Now, before we get started, I just want to say, China has a rich cultural heritage and is full of intelligent, creative people. China had gunpowder when Europeans were still hitting each other over the heads with sticks. China had paper when the Greeks were still drawing geometric shapes in the sand… with sticks. But long after Europeans started eating with forks and knives, the Chinese were… well, still using sticks.

But I’m not even here to make fun of chopsticks. I like eating Chinese and Japanese food with chopsticks. It makes the experience more authentic, and it is humbling to see how incompetent I am with these, while someone like Daniel LaRusso can catch a fly with them.

Anyway, as I said, I like to try my “nice Chinese food with chopsticks.” I think you see where I’m going with this.

For years, one of the delights of going to a Chinese restaurant has been that unmistakable red chopsticks pack with the incomprehensibly mangled English instructions. This perennial favorite is dying off, sadly. Most of the time now, you either get chopsticks wrapped in plastic, or in the updated, white-paper version of this, with (mostly) proper spelling and grammar.

So it was with much delight last December that I asked for a set of chopsticks at a Chinese restaurant in Stevens Point, Wisconsin, and received the classic red wrapper.
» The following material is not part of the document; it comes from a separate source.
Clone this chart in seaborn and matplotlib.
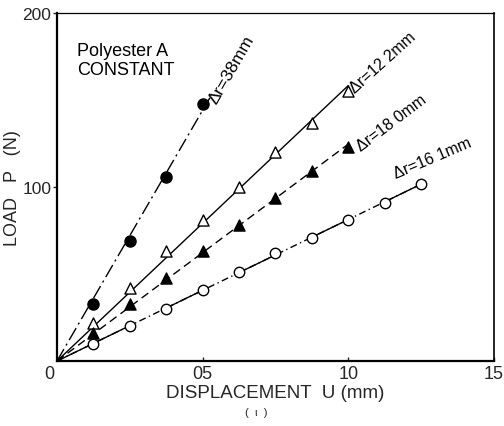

I saved it, and here it is…

Now let’s have a look at the details:

I have no idea what the Chinese characters on the front of the package say, but if they are in fact a pictographic depiction of something, it appears that in the first frame, a man is gingerly approaching some kind of dragon/serpent creature. Next, he leans in for a kiss. The two get into a tussle (is the dragon giving him a spanking?), and in the end the dragon has donned a sombrero and is patting the guy on the bum as he walks away.

I like how this starts off. It seems to suggest that every Chinese restaurant is simply called “Chinese Restaurant.” And then the misspellings begin. “Glonous”? Well, it’s fairly obvious what’s happened here: Someone apparently gave the typesetter some handwritten text, and the typesetter, unfamiliar with the Roman alphabet, sometimes mistook letter combinations for other letters. Either that, or they were just relying on some early OCR software.

OK… now where did I leave my thurnb? And how do I tuk and hcld something under it?

This is the definitive step… these words are so deeply ingrained in my subconscious that I almost call these devices “chcosticks” when I ask for them in a restaurant.

Yes indeed, with the tirst and second chopsticks in place, now you can pick up anything… used Kleenex, condoms, Michael Jackson’s prosthetic nose… what is that, anyway?

By the way, the restaurant in Stevens Point is called Chef Chu’s. It’s attached to the Best Western Royale hotel, and I give it very high marks! I didn’t have much hope for quality at a Chinese restaurant in central Wisconsin, attached to a Best Western and newly opened in a former Country Kitchen-esque restaurant space, but the food was actually quite good… a very nice hot-and-sour soup, excellent potstickers, and a very tasty moo goo gai pan with big pieces of fresh vegetables and tender chicken.

Oh yeah, and vintage chopsticks!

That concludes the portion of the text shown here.